The Side View

You would think that dodging motorcyclists, pedestrians, and lane-crossers that my capacity for the relative calm and peace of the American roadway would usher in less stress.  I sure believed such things.

I believed I conquered driving stress as a road warrior in Asia, or at least I believed my experiences driving in Asia at least increased my immunity to stress on the road.  Oh, how wrong I was!  Driving in the U.S. of A. ranks among my most surprising sources of stress upon re entry.

I realized the level of my defensiveness, my learned behavior in Asia, was making me dangerous.  My husband and I joked about my PTSD on the road but it wasn’t a joke.  My inability to remain in a lane for fear the car next to me will drift into my lane was, among other behaviors, highly dangerous and I knew it.

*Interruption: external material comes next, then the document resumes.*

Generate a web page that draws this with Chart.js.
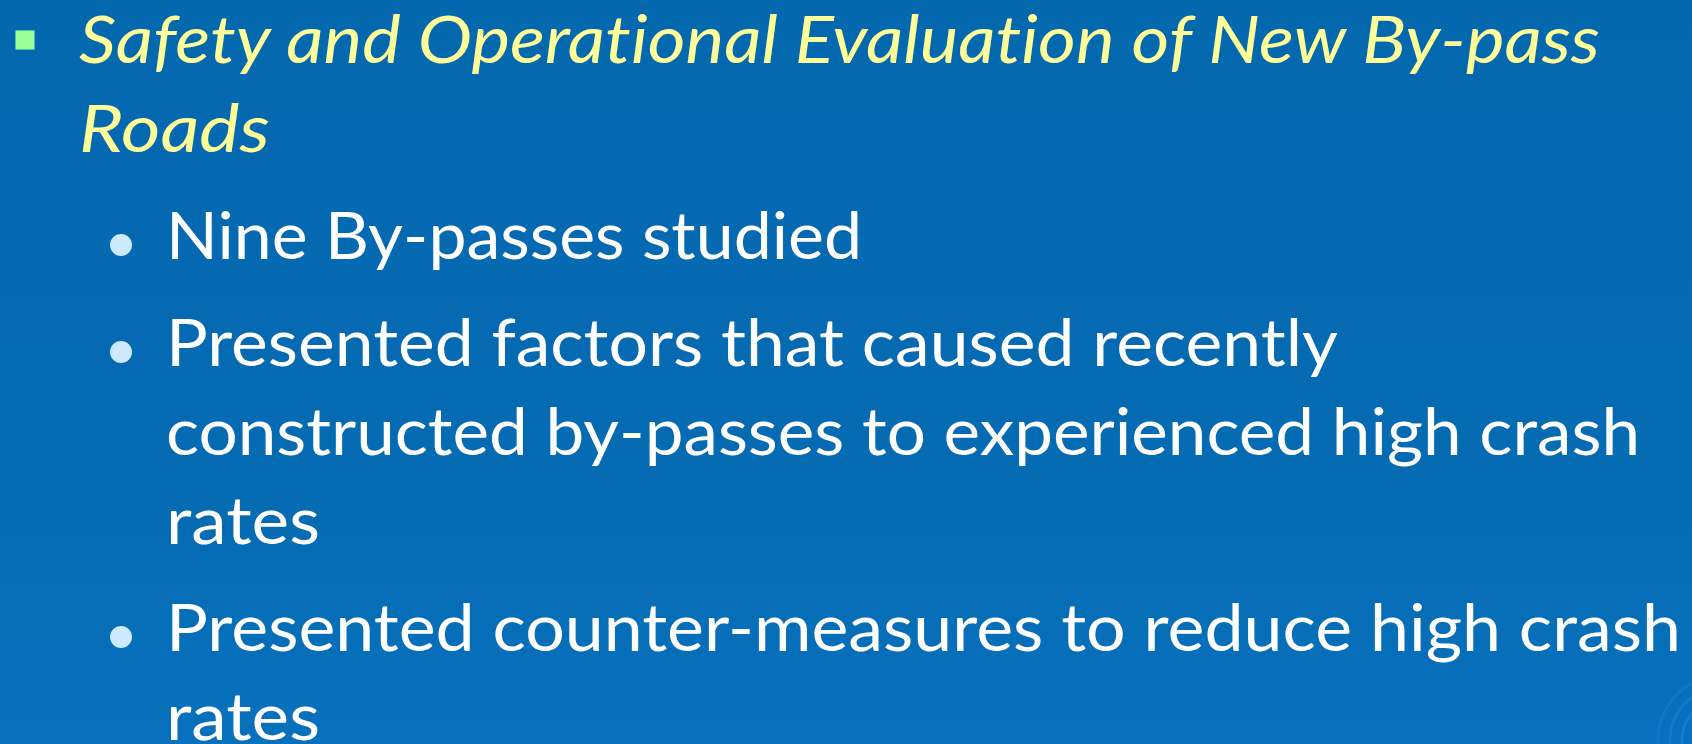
<!DOCTYPE html>
<html lang="en">
<head>
  <meta charset="UTF-8">
  <title>Safety and Operational Evaluation of New By-pass Roads</title>
  <script src="https://cdn.jsdelivr.net/npm/chart.js"></script>
  <style>
    body {
      margin: 0;
      width: 1692px;
      height: 744px;
      overflow: hidden;
      background-color: #0568b0;
      font-family: 'Lato', 'Open Sans', sans-serif;
    }

    #slide {
      position: absolute;
      left: 0;
      top: 0;
    }

    .line {
      position: absolute;
      white-space: nowrap;
      font-size: 66px;
      line-height: 80px;
      transform-origin: 0 0;
      font-variant-ligatures: none;
      font-feature-settings: "liga" 0, "clig" 0;
    }

    .level1 {
      color: #ffff99;
      font-style: italic;
    }

    .level2 {
      color: #ffffff;
    }
  </style>
</head>
<body>
  <canvas id="slide" width="1692" height="744"></canvas>
  <div id="text"></div>

  <script>
    // slide content: one entry per printed line
    const lineTexts = [
      'Safety and Operational Evaluation of New By-pass',
      'Roads',
      'Nine By-passes studied',
      'Presented factors that caused recently',
      'constructed by-passes to experienced high crash',
      'rates',
      'Presented counter-measures to reduce high crash',
      'rates'
    ];
    const lineLevels = [1, 1, 2, 2, 2, 2, 2, 2];
    const bulletStarts = [true, false, true, true, false, false, true, false];

    // layout (pixels)
    const W = 1692, H = 744;
    const firstBaseline = 63;
    const lineStep = 89;
    const paraGap = 18;
    const textLeft = { 1: 79, 2: 166 };
    const inkRight = [1600, 270, 862, 1338, 1640, 320, 1681, 320];
    const bulletX = { 1: 25, 2: 121 };
    const bulletLift = { 1: 23, 2: 14 };

    const baselines = [];
    let y = firstBaseline;
    lineTexts.forEach((t, i) => {
      if (i > 0) {
        y += lineStep;
        if (bulletStarts[i]) y += paraGap;
      }
      baselines.push(y);
    });

    // text as real html lines
    const holder = document.getElementById('text');
    lineTexts.forEach((t, i) => {
      const div = document.createElement('div');
      div.className = 'line level' + lineLevels[i];
      div.textContent = t;
      const probe = document.createElement('span');
      probe.style.cssText = 'display:inline-block;width:0;height:0;vertical-align:baseline';
      div.appendChild(probe);
      holder.appendChild(div);
      const base = probe.offsetTop;
      const w = div.getBoundingClientRect().width;
      const left = textLeft[lineLevels[i]];
      div.style.left = left + 'px';
      div.style.top = (baselines[i] - base) + 'px';
      div.style.transform = 'scaleX(' + ((inkRight[i] - left) / w) + ')';
    });

    const squareBullets = [];
    const roundBullets = [];
    lineTexts.forEach((t, i) => {
      if (!bulletStarts[i]) return;
      const lv = lineLevels[i];
      const p = { x: bulletX[lv], y: baselines[i] - bulletLift[lv] };
      (lv === 1 ? squareBullets : roundBullets).push(p);
    });

    const backdrop = {
      id: 'backdrop',
      beforeDraw(chart) {
        const c = chart.ctx;
        const g = c.createLinearGradient(0, 0, 0, H);
        g.addColorStop(0, '#0468af');
        g.addColorStop(0.7, '#056bb3');
        g.addColorStop(1, '#0871bd');
        c.save();
        c.fillStyle = g;
        c.fillRect(0, 0, W, H);
        // faint swirl in the corner
        c.lineWidth = 3;
        const rings = [[28, 0.55], [40, 0.45], [52, 0.35], [64, 0.25]];
        rings.forEach(([r, a]) => {
          c.strokeStyle = 'rgba(40, 140, 230,' + a + ')';
          c.beginPath();
          c.arc(1722, 740, r, Math.PI * 0.95, Math.PI * 1.45);
          c.stroke();
        });
        c.restore();
      }
    };

    new Chart(document.getElementById('slide'), {
      type: 'scatter',
      data: {
        datasets: [{
          data: squareBullets,
          pointStyle: 'rect',
          pointRadius: 13.5,
          backgroundColor: '#99ff99',
          borderWidth: 0
        }, {
          data: roundBullets,
          pointStyle: 'circle',
          pointRadius: 11,
          backgroundColor: '#cce9ff',
          borderWidth: 0
        }]
      },
      options: {
        responsive: false,
        animation: false,
        layout: { padding: 0, autoPadding: false },
        scales: {
          x: { type: 'linear', min: 0, max: W, display: false },
          y: { type: 'linear', min: 0, max: H, reverse: true, display: false }
        },
        plugins: {
          legend: { display: false },
          tooltip: { enabled: false }
        }
      },
      plugins: [backdrop]
    });
  </script>
</body>
</html>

The surge of my foot to the brake when any car pulls up to enter traffic from a parking lot is lightening quick.  I break whenever a car even looks like it is thinking about pulling into traffic.  Why?  Drivers in Asia never stop on the way out of a parking lot, trusting that all other drivers will just make room for them.  So, I have deep trust issues.

I drive slow.  Traffic in Asia is mostly pretty slow as it all happens in highly congested cities.  Most of the time I drove at about 30-40 miles an hour.  I was unprepared for traffic to move at 60-70 miles an hour on weaving highways with concrete barriers blocking out the shoulder.  Add to that, drivers seem to trust that others will stay in their lanes which makes them completely comfortable to hang out right next to me at high speeds.  This reckless behavior just sends adrenaline streaking through my body.

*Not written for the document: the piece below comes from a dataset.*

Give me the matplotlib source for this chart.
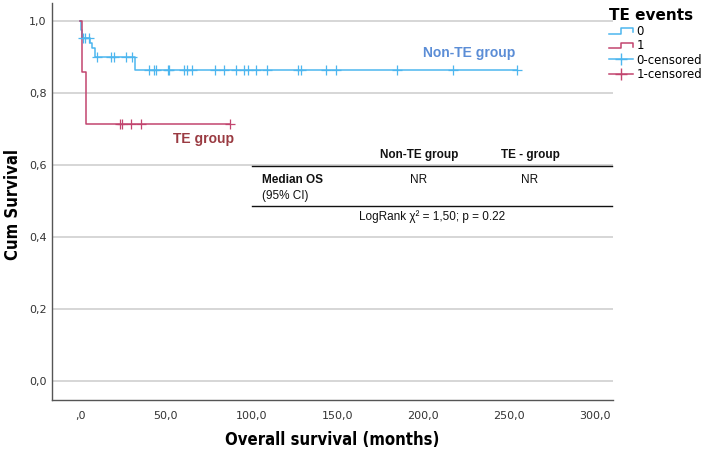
import matplotlib
matplotlib.use("Agg")
import matplotlib.pyplot as plt
from matplotlib.lines import Line2D
from matplotlib.legend_handler import HandlerBase

# Kaplan-Meier steps (time in months, cum survival)
non_te_times = [0.0, 0.3, 1.0, 5.8, 7.2, 8.6, 32.1, 254.7]
non_te_surv = [1.0, 0.974, 0.951, 0.937, 0.924, 0.900, 0.863, 0.863]
non_te_censored = [1.5, 3.0, 5.0, 10.1, 17.9, 19.8, 26.7, 30.2, 39.9, 43.2, 44.2,
                   51.0, 51.9, 60.3, 62.6, 65.5, 78.8, 83.7, 90.9, 95.7, 97.7,
                   102.6, 108.8, 126.9, 128.8, 143.4, 149.3, 184.6, 217.0, 254.7]

te_times = [0.0, 0.9, 3.4, 87.5]
te_surv = [1.0, 0.857, 0.714, 0.714]
te_censored = [23.5, 24.3, 29.6, 35.4, 87.5]

x_ticks = [0, 50, 100, 150, 200, 250, 300]
x_tick_labels = [",0", "50,0", "100,0", "150,0", "200,0", "250,0", "300,0"]
y_ticks = [0.0, 0.2, 0.4, 0.6, 0.8, 1.0]
y_tick_labels = ["0,0", "0,2", "0,4", "0,6", "0,8", "1,0"]

table_cols = ["Non-TE group", "TE - group"]
table_vals = ["NR", "NR"]

BLUE = "#4db6ef"
RED = "#c2456f"


def surv_at(times, surv, t):
    val = surv[0]
    for ti, si in zip(times, surv):
        if ti <= t:
            val = si
    return val


class StepHandler(HandlerBase):
    def create_artists(self, legend, orig_handle, xdescent, ydescent, width, height, fontsize, trans):
        w, h = width, height
        xs = [0, 0.5 * w, 0.5 * w, w, w]
        ys = [0.1 * h, 0.1 * h, 0.8 * h, 0.8 * h, 0.3 * h]
        line = Line2D(xs, ys, color=orig_handle.get_color(), lw=1.1, transform=trans)
        return [line]


fig = plt.figure(figsize=(7.14, 4.49), dpi=100)
ax = fig.add_axes([52 / 714, 1 - 400 / 449, (613 - 52) / 714, (400 - 3) / 449])

for y in y_ticks:
    ax.axhline(y, color="#d0d0d0", lw=1.2, zorder=0)

ax.step(non_te_times, non_te_surv, where="post", color=BLUE, lw=1.1)
ax.step(te_times, te_surv, where="post", color=RED, lw=1.1)
ax.plot(non_te_censored, [surv_at(non_te_times, non_te_surv, t) for t in non_te_censored],
        ls="none", marker="+", ms=7, mew=0.9, color=BLUE)
ax.plot(te_censored, [surv_at(te_times, te_surv, t) for t in te_censored],
        ls="none", marker="+", ms=7, mew=0.9, color=RED)

ax.set_xlim(-16.3, 310.4)
ax.set_ylim(-0.054, 1.049)
ax.set_xticks(x_ticks)
ax.set_xticklabels(x_tick_labels)
ax.set_yticks(y_ticks)
ax.set_yticklabels(y_tick_labels)
ax.tick_params(length=0, labelsize=8, colors="#333333", pad=8)
ax.tick_params(axis="y", pad=4)
for s in ["top", "right"]:
    ax.spines[s].set_visible(False)
for s in ["left", "bottom"]:
    ax.spines[s].set_color("#555555")
    ax.spines[s].set_linewidth(1.0)

ax.set_xlabel("Overall survival (months)", fontsize=12, fontweight="bold",
              fontstretch="condensed", labelpad=7)
fig.text(13 / 714, 1 - 205 / 449, "Cum Survival", fontsize=12, fontweight="bold",
         fontstretch="condensed", rotation=90, ha="center", va="center")

# group labels
ax.text(226.5, 0.910, "Non-TE group", color="#5b8dd6", fontsize=10, fontweight="bold",
        family="Liberation Sans", ha="center", va="center")
ax.text(72.2, 0.670, "TE group", color="#9a3b42", fontsize=10, fontweight="bold",
        family="Liberation Sans", ha="center", va="center")

# summary table
tf = dict(family="Liberation Sans", fontsize=8.5, color="#111111")


def fx(px):
    return px / 714


def fy(py):
    return 1 - py / 449


fig.text(fx(419), fy(155), table_cols[0], ha="center", va="center", fontweight="bold", **tf)
fig.text(fx(530), fy(155), table_cols[1], ha="center", va="center", fontweight="bold", **tf)
fig.add_artist(Line2D([fx(252), fx(612)], [fy(166), fy(166)], color="#111111", lw=1.0))
fig.text(fx(262), fy(180), "Median OS", ha="left", va="center", fontweight="bold", **tf)
fig.text(fx(262), fy(196), "(95% CI)", ha="left", va="center", **tf)
fig.text(fx(419), fy(180), table_vals[0], ha="center", va="center", **tf)
fig.text(fx(530), fy(180), table_vals[1], ha="center", va="center", **tf)
fig.add_artist(Line2D([fx(252), fx(612)], [fy(206), fy(206)], color="#111111", lw=1.0))
fig.text(fx(432), fy(217), "LogRank χ² = 1,50; p = 0.22", ha="center", va="center", **tf)

handles = [Line2D([], [], color=BLUE), Line2D([], [], color=RED),
           Line2D([], [], color=BLUE, marker="+", ms=9, lw=1.1),
           Line2D([], [], color=RED, marker="+", ms=9, lw=1.1)]
labels = ["0", "1", "0-censored", "1-censored"]
leg = fig.legend(handles, labels, loc="upper left", bbox_to_anchor=(607 / 714, 1 - 6 / 449),
                 frameon=False, title="TE events", fontsize=8.5, handlelength=2.0,
                 handletextpad=0.3, labelspacing=0.12, borderaxespad=0, borderpad=0.2,
                 handler_map={handles[0]: StepHandler(), handles[1]: StepHandler()})
leg.get_title().set_fontweight("bold")
leg.get_title().set_fontsize(11)
leg._legend_box.align = "left"

fig.savefig("out.png", dpi=100)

To make it worse, sometimes I wasn’t driving but my husband was behind the wheel.  Such losses of control in areas of fear are true tests of character.  Well, I failed them all.  My efforts to grab hold of anything in the car and my convulsive movements into crash positions when he was driving made me dangerous even in the passenger seat!  Fortunately, my husband is understanding and did his best to patiently ignore his crazy wife in the passenger seat.

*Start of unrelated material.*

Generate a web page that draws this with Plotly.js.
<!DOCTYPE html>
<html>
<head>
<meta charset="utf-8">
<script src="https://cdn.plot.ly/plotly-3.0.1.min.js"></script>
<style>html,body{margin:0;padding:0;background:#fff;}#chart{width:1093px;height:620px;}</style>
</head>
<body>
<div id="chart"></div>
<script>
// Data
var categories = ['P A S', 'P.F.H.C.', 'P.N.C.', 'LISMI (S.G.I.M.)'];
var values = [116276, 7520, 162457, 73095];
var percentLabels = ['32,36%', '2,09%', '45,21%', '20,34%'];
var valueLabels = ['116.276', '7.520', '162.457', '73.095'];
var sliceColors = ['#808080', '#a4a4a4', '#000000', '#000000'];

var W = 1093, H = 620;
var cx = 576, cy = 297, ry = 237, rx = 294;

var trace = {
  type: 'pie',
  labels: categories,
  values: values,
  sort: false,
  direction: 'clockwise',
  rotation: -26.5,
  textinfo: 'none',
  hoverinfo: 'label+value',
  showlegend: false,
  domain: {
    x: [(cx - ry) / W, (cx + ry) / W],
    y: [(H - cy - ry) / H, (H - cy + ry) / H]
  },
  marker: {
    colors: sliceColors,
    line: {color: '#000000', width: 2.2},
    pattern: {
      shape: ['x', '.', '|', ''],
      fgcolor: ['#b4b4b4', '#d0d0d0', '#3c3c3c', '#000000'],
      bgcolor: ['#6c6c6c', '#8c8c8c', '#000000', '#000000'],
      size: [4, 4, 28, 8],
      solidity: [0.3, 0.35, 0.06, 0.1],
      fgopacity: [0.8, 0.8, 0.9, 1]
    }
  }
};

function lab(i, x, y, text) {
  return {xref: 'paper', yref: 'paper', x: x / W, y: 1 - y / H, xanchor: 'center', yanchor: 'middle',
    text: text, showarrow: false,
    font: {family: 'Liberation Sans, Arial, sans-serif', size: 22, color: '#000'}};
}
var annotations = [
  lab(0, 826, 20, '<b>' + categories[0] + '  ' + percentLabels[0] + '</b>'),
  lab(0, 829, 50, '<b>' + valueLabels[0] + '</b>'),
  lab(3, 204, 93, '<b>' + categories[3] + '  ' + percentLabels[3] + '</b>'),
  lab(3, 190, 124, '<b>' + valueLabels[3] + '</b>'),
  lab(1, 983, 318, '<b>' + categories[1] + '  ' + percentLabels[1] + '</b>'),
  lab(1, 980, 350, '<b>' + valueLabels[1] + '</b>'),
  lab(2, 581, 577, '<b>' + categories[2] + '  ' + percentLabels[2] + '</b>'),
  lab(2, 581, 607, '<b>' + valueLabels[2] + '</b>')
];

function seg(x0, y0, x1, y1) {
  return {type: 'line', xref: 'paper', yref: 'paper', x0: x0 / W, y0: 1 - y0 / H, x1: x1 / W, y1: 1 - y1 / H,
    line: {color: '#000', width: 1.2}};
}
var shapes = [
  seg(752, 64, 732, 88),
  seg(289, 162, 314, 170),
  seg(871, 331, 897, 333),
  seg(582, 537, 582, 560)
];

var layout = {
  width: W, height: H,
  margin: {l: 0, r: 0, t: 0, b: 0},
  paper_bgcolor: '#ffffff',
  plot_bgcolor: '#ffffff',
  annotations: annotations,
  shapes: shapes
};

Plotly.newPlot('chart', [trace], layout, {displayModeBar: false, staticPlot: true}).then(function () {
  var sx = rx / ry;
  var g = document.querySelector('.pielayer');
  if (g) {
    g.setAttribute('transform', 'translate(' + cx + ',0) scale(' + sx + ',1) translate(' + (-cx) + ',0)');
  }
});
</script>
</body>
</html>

There is always something unexpected in transition and I began to clue in that driving was my unexpected stressor this time.  Did not see that one coming!  Ah, pride, what a blinder of the soul.  I thought I owned the road and maybe I did just a little…in Asia…but in Texas?  Not at all.  The road was owning me.

So after much soul searching I began looking out the side window instead of looking out the windshield (only when I’m not driving of course).  It took me awhile to do this because, for some reason, I thought that yielding my ability to look forward would somehow negate my control of the future.  So silly!  But, fear usually does not go hand in hand with calm logic.

In this season of fear, I’m struck by the simplicity of living in the present.  Our present is full of boxes, half unpacked or in transit or in a storage unit.  It is also a season of road trips and visiting family and friends.  We are in transition and the longing of my soul is for that future point in which we are settled, so it is difficult to say the least to live in the present.

Living in the present is looking out the side window observing and noticing what is right next to me rather than reacting to all that might could possibly happen.

Even though the present passes by quickly it is beautiful and not to be missed.